### Work to be completed
State the number of lines in the material below that have "chart" in them, without any other text.
#### Rows
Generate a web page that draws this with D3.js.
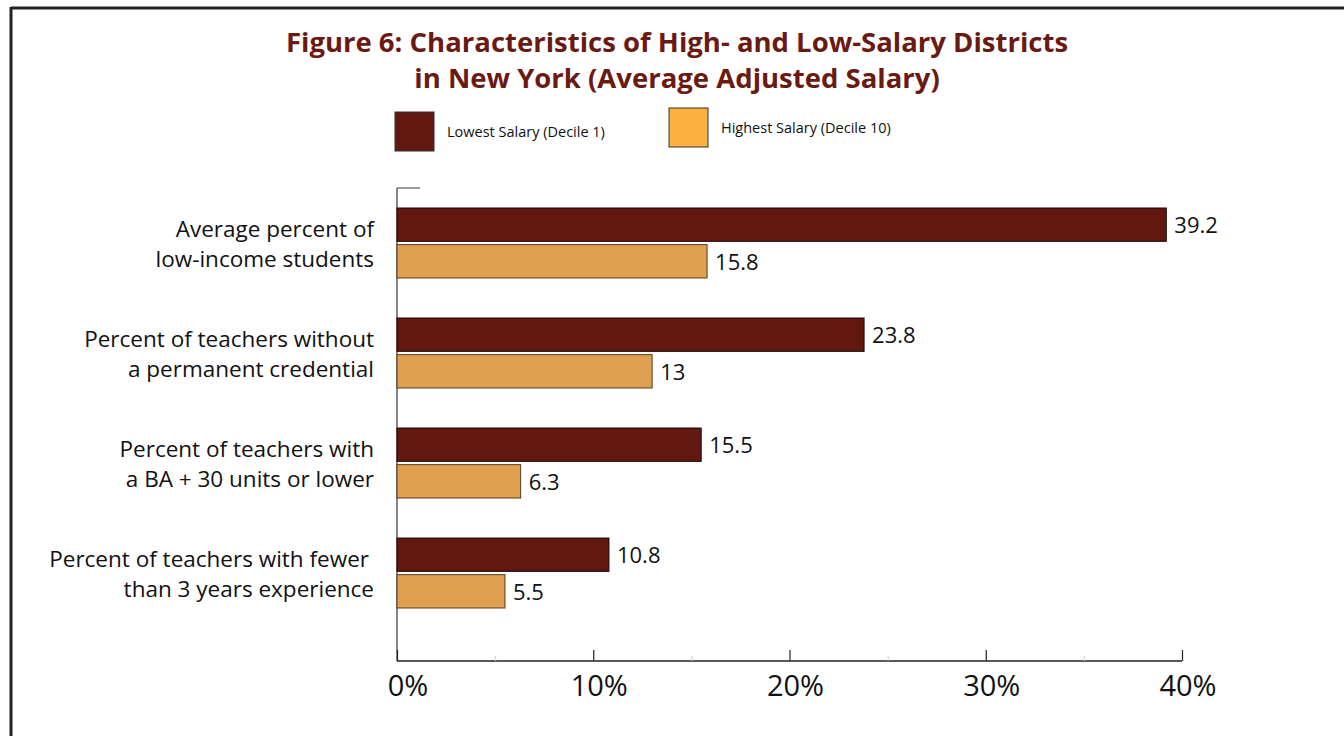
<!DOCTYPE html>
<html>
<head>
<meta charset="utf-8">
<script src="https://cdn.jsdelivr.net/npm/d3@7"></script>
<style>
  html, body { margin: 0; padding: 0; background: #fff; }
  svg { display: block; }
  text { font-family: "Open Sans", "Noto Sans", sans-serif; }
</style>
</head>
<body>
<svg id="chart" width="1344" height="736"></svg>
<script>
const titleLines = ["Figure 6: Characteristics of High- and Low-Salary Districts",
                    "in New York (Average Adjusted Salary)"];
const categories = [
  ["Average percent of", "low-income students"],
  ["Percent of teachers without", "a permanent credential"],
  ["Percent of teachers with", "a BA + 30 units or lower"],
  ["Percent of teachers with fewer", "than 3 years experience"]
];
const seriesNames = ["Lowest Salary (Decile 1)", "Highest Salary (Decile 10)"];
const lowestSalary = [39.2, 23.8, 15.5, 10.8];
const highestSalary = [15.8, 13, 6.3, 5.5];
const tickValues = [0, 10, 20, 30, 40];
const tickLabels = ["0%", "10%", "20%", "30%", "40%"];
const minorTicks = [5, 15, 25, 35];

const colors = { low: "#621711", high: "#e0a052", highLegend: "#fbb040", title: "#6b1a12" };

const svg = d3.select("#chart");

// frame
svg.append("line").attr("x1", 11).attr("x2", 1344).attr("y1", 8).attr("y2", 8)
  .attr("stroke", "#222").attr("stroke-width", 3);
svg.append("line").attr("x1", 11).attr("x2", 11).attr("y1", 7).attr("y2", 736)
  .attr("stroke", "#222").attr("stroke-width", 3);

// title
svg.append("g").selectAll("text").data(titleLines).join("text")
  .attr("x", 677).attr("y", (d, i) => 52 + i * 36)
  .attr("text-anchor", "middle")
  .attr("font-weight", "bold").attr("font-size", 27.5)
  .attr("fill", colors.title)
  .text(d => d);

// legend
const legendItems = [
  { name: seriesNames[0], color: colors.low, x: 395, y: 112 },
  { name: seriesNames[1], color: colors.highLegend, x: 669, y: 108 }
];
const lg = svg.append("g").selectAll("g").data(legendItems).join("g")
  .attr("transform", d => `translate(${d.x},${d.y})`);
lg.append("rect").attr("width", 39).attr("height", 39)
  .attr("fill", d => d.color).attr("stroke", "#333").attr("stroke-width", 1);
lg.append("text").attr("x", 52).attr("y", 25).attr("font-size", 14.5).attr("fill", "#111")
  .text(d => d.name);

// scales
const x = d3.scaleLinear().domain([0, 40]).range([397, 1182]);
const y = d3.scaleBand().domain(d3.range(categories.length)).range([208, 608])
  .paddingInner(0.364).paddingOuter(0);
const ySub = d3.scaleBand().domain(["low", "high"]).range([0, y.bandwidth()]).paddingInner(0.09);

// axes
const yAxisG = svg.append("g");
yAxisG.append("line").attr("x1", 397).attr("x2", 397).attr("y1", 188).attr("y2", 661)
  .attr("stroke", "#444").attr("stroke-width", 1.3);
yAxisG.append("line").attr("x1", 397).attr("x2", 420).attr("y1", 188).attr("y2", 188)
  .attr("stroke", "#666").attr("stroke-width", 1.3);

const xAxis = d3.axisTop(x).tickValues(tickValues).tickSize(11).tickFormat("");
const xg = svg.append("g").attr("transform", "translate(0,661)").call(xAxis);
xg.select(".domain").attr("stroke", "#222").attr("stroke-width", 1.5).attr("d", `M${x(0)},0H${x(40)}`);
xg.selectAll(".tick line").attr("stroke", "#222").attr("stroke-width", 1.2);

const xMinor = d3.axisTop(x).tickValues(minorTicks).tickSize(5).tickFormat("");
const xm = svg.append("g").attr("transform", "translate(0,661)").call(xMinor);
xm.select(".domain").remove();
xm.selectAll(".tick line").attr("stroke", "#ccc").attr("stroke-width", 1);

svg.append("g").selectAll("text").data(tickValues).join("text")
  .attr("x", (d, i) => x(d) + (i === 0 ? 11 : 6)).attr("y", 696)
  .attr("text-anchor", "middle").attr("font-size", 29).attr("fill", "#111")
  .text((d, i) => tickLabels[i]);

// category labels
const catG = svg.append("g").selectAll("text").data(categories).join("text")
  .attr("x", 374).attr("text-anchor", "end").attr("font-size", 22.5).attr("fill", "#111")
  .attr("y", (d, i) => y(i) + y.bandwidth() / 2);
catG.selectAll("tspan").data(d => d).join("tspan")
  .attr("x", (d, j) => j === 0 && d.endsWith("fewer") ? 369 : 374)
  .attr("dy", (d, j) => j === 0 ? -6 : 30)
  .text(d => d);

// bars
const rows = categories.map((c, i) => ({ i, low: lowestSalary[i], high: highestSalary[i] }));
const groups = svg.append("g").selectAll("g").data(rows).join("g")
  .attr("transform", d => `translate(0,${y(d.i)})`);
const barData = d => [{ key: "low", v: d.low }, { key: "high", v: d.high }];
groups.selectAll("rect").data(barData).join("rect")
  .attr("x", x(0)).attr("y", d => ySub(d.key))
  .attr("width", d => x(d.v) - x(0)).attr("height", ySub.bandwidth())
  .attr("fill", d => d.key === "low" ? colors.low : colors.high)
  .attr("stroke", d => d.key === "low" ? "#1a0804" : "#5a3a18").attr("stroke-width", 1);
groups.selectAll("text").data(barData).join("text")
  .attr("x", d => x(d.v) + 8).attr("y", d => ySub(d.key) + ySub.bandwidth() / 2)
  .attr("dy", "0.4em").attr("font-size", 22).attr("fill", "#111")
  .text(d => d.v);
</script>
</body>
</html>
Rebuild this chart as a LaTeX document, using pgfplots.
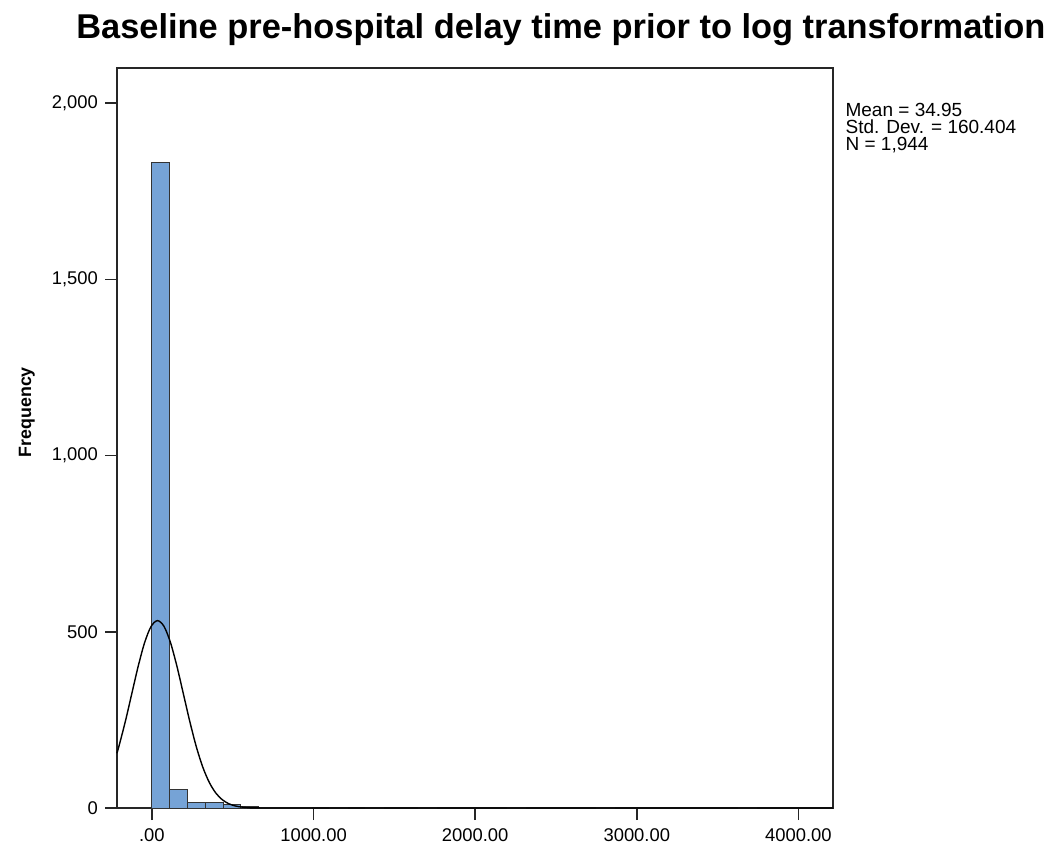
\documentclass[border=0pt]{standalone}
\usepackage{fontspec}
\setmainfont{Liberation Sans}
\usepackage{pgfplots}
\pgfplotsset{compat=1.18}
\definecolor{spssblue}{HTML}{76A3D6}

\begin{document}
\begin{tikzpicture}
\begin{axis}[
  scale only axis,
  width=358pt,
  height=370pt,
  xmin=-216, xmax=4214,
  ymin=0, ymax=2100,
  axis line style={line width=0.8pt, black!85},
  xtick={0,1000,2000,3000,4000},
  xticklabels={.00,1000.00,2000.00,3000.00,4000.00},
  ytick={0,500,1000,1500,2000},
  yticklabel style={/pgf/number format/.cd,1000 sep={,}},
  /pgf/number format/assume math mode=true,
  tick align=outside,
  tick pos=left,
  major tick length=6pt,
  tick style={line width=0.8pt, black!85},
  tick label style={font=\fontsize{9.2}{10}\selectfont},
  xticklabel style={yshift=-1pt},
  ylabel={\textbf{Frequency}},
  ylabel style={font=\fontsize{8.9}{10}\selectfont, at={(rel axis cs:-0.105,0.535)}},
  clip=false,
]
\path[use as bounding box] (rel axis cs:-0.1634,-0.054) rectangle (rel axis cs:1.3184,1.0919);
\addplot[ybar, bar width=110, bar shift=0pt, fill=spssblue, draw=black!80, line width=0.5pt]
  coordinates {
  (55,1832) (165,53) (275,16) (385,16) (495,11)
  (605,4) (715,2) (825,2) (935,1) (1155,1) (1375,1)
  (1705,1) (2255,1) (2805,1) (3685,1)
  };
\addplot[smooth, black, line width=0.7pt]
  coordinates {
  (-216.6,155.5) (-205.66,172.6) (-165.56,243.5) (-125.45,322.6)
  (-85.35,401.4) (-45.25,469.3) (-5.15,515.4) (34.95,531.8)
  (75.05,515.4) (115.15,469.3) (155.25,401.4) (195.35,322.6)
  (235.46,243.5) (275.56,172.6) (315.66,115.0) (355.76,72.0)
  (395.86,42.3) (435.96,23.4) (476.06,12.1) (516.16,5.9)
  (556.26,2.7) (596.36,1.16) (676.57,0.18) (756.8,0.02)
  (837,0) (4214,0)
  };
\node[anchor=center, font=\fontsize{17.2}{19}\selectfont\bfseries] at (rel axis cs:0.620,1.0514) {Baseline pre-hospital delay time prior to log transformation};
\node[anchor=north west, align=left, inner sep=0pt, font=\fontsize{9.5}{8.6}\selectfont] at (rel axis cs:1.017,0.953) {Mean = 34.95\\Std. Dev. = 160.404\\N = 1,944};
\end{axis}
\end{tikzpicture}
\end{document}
########
### Answer to this task
3